Led ROI-focused cloud cost optimization for Global Supply Chain and MES teams. Rightsized EC2 and RDS Oracle using Compute Optimizer, TCS, and DBCSI, reducing monthly costs by over 60%. Automated turning off/on EC2 and RDS around shifts using Python, Lambda, and EventBridge. Secured over $1M in RDS cost savings through 3-year partial-upfront Reserved Instances. Used PySpark to compute spend per site and group assets via regex-based naming conventions.

Senior Data Engineer at Ontada/McKesson

October 1, 2023 - December 1, 2023

Built, tested, and orchestrated PySpark ETL pipelines using Databricks Workflows. Implemented data cleaning at pipeline start, logic checks post-transform, and QA at end. Invoked ML libraries inside ETL to classify sentiment of medical record attachments. Used GitHub Actions for CI/CD unit tests.

Senior Data Engineer at Signify Health

February 1, 2023 - June 1, 2023

Implemented data freshness checks before ETL execution; compared star vs snowflake schema for Redshift; archived older tables with time-based naming; troubleshot Tableau production using Performance Recorder to validate scenarios.
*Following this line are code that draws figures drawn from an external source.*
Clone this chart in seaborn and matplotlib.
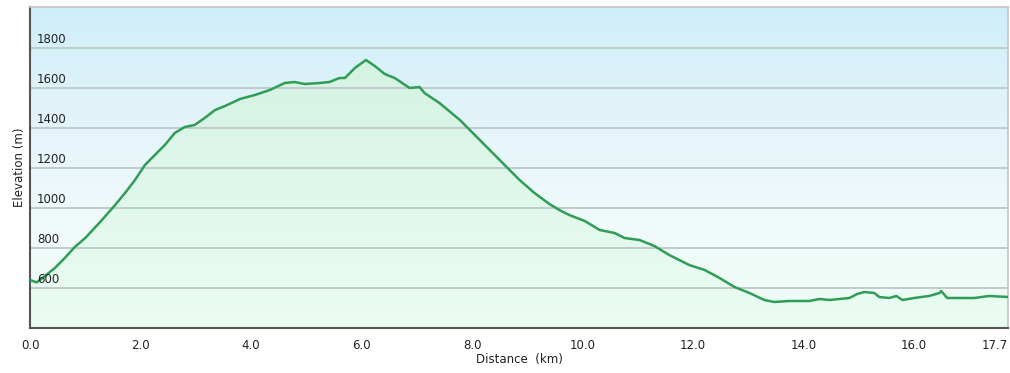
import numpy as np
import pandas as pd
import matplotlib
matplotlib.use("Agg")
import matplotlib.pyplot as plt
import seaborn as sns
from matplotlib.colors import LinearSegmentedColormap

# elevation profile
distance_km = [0.00, 0.12, 0.27, 0.45, 0.63, 0.81, 1.00, 1.27, 1.54, 1.72, 1.90,
               2.08, 2.26, 2.44, 2.62, 2.80, 2.98, 3.16, 3.35, 3.53, 3.80, 4.07,
               4.34, 4.61, 4.79, 4.97, 5.24, 5.42, 5.60, 5.70, 5.88, 6.08, 6.24,
               6.42, 6.60, 6.87, 7.05, 7.14, 7.41, 7.78, 8.05, 8.32, 8.59, 8.86,
               9.13, 9.40, 9.58, 9.76, 10.04, 10.31, 10.58, 10.76, 11.03, 11.30,
               11.57, 11.93, 12.21, 12.48, 12.75, 13.02, 13.29, 13.47, 13.74,
               14.10, 14.29, 14.47, 14.83, 14.97, 15.10, 15.28, 15.37, 15.55,
               15.68, 15.79, 16.00, 16.27, 16.46, 16.49, 16.60, 16.82, 17.09,
               17.36, 17.70]
elevation_m = [640, 628, 660, 700, 750, 805, 850, 930, 1015, 1075, 1140,
               1215, 1265, 1315, 1375, 1405, 1415, 1450, 1490, 1510, 1545, 1565,
               1590, 1625, 1630, 1620, 1625, 1630, 1650, 1650, 1700, 1740, 1710,
               1670, 1650, 1600, 1605, 1575, 1525, 1440, 1365, 1290, 1215, 1140,
               1075, 1020, 990, 965, 935, 890, 875, 850, 840, 810,
               765, 715, 690, 650, 605, 575, 540, 530, 535,
               535, 545, 540, 550, 570, 580, 575, 555, 550,
               560, 540, 550, 560, 575, 585, 550, 550, 550,
               560, 555]

x_ticks = [0.0, 2.0, 4.0, 6.0, 8.0, 10.0, 12.0, 14.0, 16.0, 17.7]
y_ticks = [600, 800, 1000, 1200, 1400, 1600, 1800]

df = pd.DataFrame({"distance": distance_km, "elevation": elevation_m})

sns.set_style("white")
plt.rcParams['font.family'] = ['DejaVu Sans']

fig = plt.figure(figsize=(10.10, 3.73), dpi=100)
ax = fig.add_axes([30 / 1010, 45 / 373, 978 / 1010, 321 / 373])

xmin, xmax = 0.0, 17.7
ymin, ymax = 400, 2005
ax.set_xlim(xmin, xmax)
ax.set_ylim(ymin, ymax)

# background gradient: light blue at top fading to pale mint at bottom
bg_cmap = LinearSegmentedColormap.from_list(
    "bg", ["#eefcf3", "#f1fafb", "#e2f4fa", "#cfeef9"])
grad = np.linspace(0, 1, 256).reshape(-1, 1)
ax.imshow(grad, aspect="auto", cmap=bg_cmap, origin="lower",
          extent=[xmin, xmax, ymin, ymax], zorder=0)

# gradient fill under the profile, clipped to the area below the line
fill_cmap = LinearSegmentedColormap.from_list(
    "fill", ["#ebfcf2", "#e0f8ec", "#d4f2e2"])
poly = ax.fill_between(df["distance"], df["elevation"], ymin,
                       color="none", lw=0)
fill_img = ax.imshow(grad, aspect="auto", cmap=fill_cmap, origin="lower",
                     extent=[xmin, xmax, ymin, max(elevation_m)], zorder=1)
path = poly.get_paths()[0]
fill_img.set_clip_path(path, transform=ax.transData)

# horizontal grid lines
for yv in y_ticks:
    ax.axhline(yv, color="#c0cacd", lw=1.4, zorder=2)

sns.lineplot(data=df, x="distance", y="elevation", ax=ax,
             color="#2f9d55", lw=1.8, zorder=3)

# y tick labels sit inside the plot, just above each grid line
ax.set_yticks(y_ticks)
ax.set_yticklabels([])
ax.tick_params(axis="y", length=0)
for yv in y_ticks:
    ax.text(0.007, yv + 12, f"{yv}", transform=ax.get_yaxis_transform(),
            ha="left", va="bottom", fontsize=8.5, color="#222222", zorder=4)

ax.set_xticks(x_ticks)
ax.set_xticklabels([f"{v:.1f}" for v in x_ticks], fontsize=8.5, color="#222222")
ax.get_xticklabels()[-1].set_horizontalalignment("right")
ax.tick_params(axis="x", direction="out", length=5, width=1,
               color="#555555", pad=3)

ax.set_xlabel("Distance  (km)", fontsize=8.5, color="#222222", labelpad=1)
ax.set_ylabel("Elevation (m)", fontsize=8.5, color="#222222")
ax.yaxis.set_label_coords(-0.004, 0.5)

for side in ["left", "bottom"]:
    ax.spines[side].set_color("#555555")
    ax.spines[side].set_linewidth(1.5)
for side in ["top", "right"]:
    ax.spines[side].set_color("#c4c4c4")
    ax.spines[side].set_linewidth(1.2)

fig.savefig("out.png", dpi=100)
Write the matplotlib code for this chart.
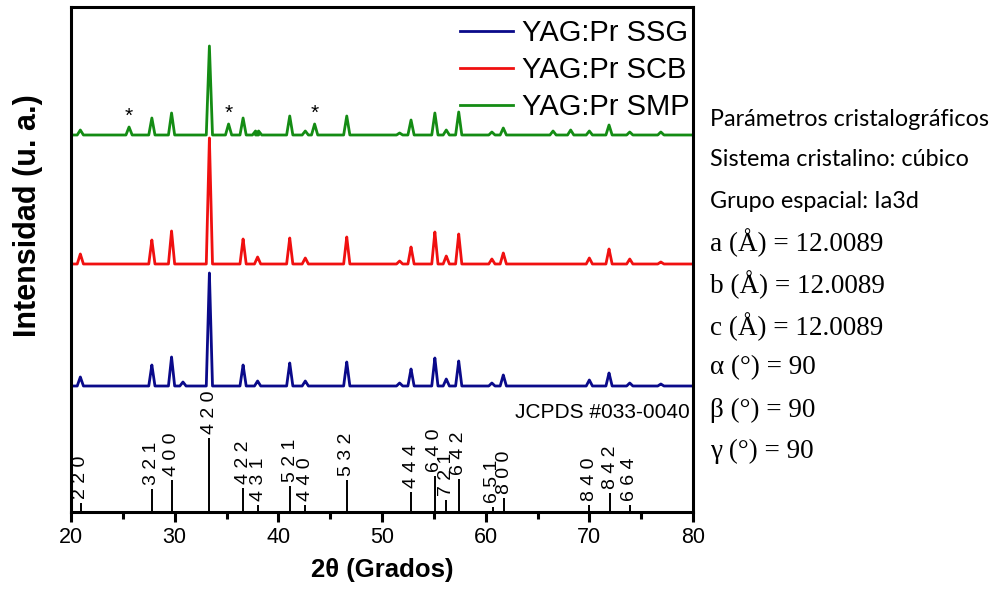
import numpy as np
import matplotlib
matplotlib.use('Agg')
import matplotlib.pyplot as plt

# ---- data (intensity in arbitrary units) ----
# YAG:Pr SSG (blue)
ssg_pos = [20.9, 27.8, 29.7, 30.8, 33.35, 36.6, 38.0, 41.1, 42.6, 46.6,
           51.7, 52.8, 55.1, 56.2, 57.4, 60.6, 61.7, 70.0, 71.9, 73.9, 76.9]
ssg_int = [9, 21, 29, 4, 113, 21, 5, 23, 5, 24,
           3, 17, 28, 7, 25, 3, 11, 6, 13, 3, 2]
# YAG:Pr SCB (red)
scb_pos = [20.9, 27.8, 29.7, 33.35, 36.6, 38.0, 41.1, 42.6, 46.6,
           51.7, 52.8, 55.1, 56.2, 57.4, 60.6, 61.7, 70.0, 71.9, 73.9, 76.9]
scb_int = [10, 24, 33, 126, 25, 7, 26, 6, 27,
           3, 17, 32, 8, 30, 5, 11, 6, 15, 5, 2]
# YAG:Pr SMP (green), * = secondary phase
smp_pos = [20.9, 25.6, 27.8, 29.7, 33.35, 35.2, 36.6, 37.8, 38.1, 41.1, 42.6, 43.5,
           46.6, 51.7, 52.8, 55.1, 56.2, 57.4, 60.6, 61.7, 66.5, 68.2, 70.0, 71.9,
           73.9, 76.9]
smp_int = [5, 8, 17, 22, 89, 11, 17, 4, 4, 19, 4, 11,
           19, 2, 15, 22, 5, 23, 3, 7, 4, 5, 4, 10,
           3, 3]
star_pos = [25.6, 35.2, 43.5]

# JCPDS #033-0040 reference pattern
ref_pos = [20.96, 27.8, 29.74, 33.36, 36.63, 38.05, 41.14, 42.6, 46.6,
           52.8, 55.1, 56.2, 57.4, 60.7, 61.8, 70.0, 72.0, 73.9]
ref_int = [9, 23, 32, 74, 24, 7, 26, 7, 32,
           20, 36, 12, 33, 5, 14, 7, 19, 7]
ref_hkl = ['2 2 0', '3 2 1', '4 0 0', '4 2 0', '4 2 2', '4 3 1', '5 2 1', '4 4 0', '5 3 2',
           '4 4 4', '6 4 0', '7 2 1', '6 4 2', '6 5 1', '8 0 0', '8 4 0', '8 4 2', '6 6 4']

params = ['Parámetros cristalográficos', 'Sistema cristalino: cúbico', 'Grupo espacial: Ia3d',
          'a (Å) = 12.0089', 'b (Å) = 12.0089', 'c (Å) = 12.0089',
          'α (°) = 90', 'β (°) = 90', 'γ (°) = 90']

# stacking offsets for the three patterns
offsets = {'ssg': 126, 'scb': 248, 'smp': 377}
hw = 0.3   # half base width of drawn peaks (deg)


def trace(pos, inten, off):
    x, y = [20.0], [off]
    for p, h in zip(pos, inten):
        x += [p - hw, p - 0.06, p, p + 0.06, p + hw]
        y += [off, off + 0.8 * h, off + h, off + 0.8 * h, off]
    x.append(80.0); y.append(off)
    return np.array(x), np.array(y)


plt.rcParams['font.family'] = ['Liberation Sans', 'DejaVu Sans']
fig = plt.figure(figsize=(9.94, 5.95), dpi=100)
ax = fig.add_axes([71 / 994, 1 - 512 / 595, (693 - 71) / 994, (512 - 7) / 595])

series = [
    ('YAG:Pr SSG', ssg_pos, ssg_int, offsets['ssg'], '#0a0a8a'),
    ('YAG:Pr SCB', scb_pos, scb_int, offsets['scb'], '#f01010'),
    ('YAG:Pr SMP', smp_pos, smp_int, offsets['smp'], '#148c14'),
]
for name, pos, inten, off, col in series:
    x, y = trace(pos, inten, off)
    ax.plot(x, y, color=col, lw=2.0, label=name, solid_joinstyle='round')

for p in star_pos:
    h = smp_int[smp_pos.index(p)]
    ax.text(p, offsets['smp'] + h + 1, '*', ha='center', va='bottom', fontsize=15)

ax.vlines(ref_pos, 0, ref_int, color='black', lw=1.4)
for p, h, lab in zip(ref_pos, ref_int, ref_hkl):
    ax.text(p, h + 4, lab, rotation=90, ha='center', va='bottom', fontsize=14)
ax.text(79.7, 99, 'JCPDS #033-0040', ha='right', va='center', fontsize=15)

ax.set_xlim(20, 80)
ax.set_ylim(0, 505)
ax.set_xticks(np.arange(20, 81, 10))
ax.set_xticks(np.arange(25, 80, 10), minor=True)
ax.set_yticks([])
ax.tick_params(axis='x', which='major', direction='out', length=7, width=2.2,
               labelsize=15.5, pad=4)
ax.tick_params(axis='x', which='minor', direction='out', length=5, width=2.2)
for s in ax.spines.values():
    s.set_linewidth(2.2)

ax.set_xlabel('2θ (Grados)', fontsize=18.5, fontweight='bold', labelpad=7)
fig.text(28 / 994, 1 - 216 / 595, 'Intensidad (u. a.)', rotation=90, ha='center',
         va='center', fontsize=22, fontweight='bold')

ax.legend(loc='upper right', bbox_to_anchor=(1.022, 1.01), frameon=False, fontsize=21,
          handlelength=1.8, handletextpad=0.3, labelspacing=0.3, borderaxespad=0.2)

ys = [119, 160, 201, 243, 285, 327, 368, 410, 451]
for i, (t, yy) in enumerate(zip(params, ys)):
    if i < 3:
        fig.text(710 / 994, 1 - yy / 595, t, ha='left', va='center', fontsize=16.8,
                 family=['Lato', 'DejaVu Sans'])
    else:
        fig.text(710 / 994, 1 - yy / 595, t, ha='left', va='center', fontsize=19.5,
                 family=['Liberation Serif', 'DejaVu Serif'])

fig.savefig('out.png', dpi=100)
Senior Data Engineer at Zillow Group

December 1, 2022 - June 1, 2023

Maintained production ETL pipelines with Airflow; resolved Workday API data-source configuration issues; troubleshot Tableau production with Performance Recorder to validate scenarios.

Data Engineer at UnitedHealth Group/Optum

March 1, 2020 - May 1, 2022

Prototyped Airflow-based ETL orchestration; built Avro-encoded Kafka Producer/Consumer for ML data integration with the field-support system; developed Python data cleaning tool to detect and repair data anomalies.

Data Engineer at AT&T/DirecTV

August 1, 2019 - February 1, 2020

Built Cloudera Hadoop clusters with Yarn and PySpark on Docker and VMware; evaluated AWS/GCP/Azure vs Snowflake for data warehousing; AWS/Redshift selected for oscillatory functionality and future opportunities.

Data Engineer at Episource

August 1, 2018 - May 1, 2019

Utilized PySpark RDDs with Lambda-based processing; ran PySpark jobs on AWS EMR with logs stored in S3.

Junior Data Engineer at Hart

December 1, 2015 - April 1, 2017

Automated software testing with a CI/CD pipeline; ported a 12-page SQL Server Stored Procedure to Apache stack on AWS, reducing runtime from one week to roughly two hours.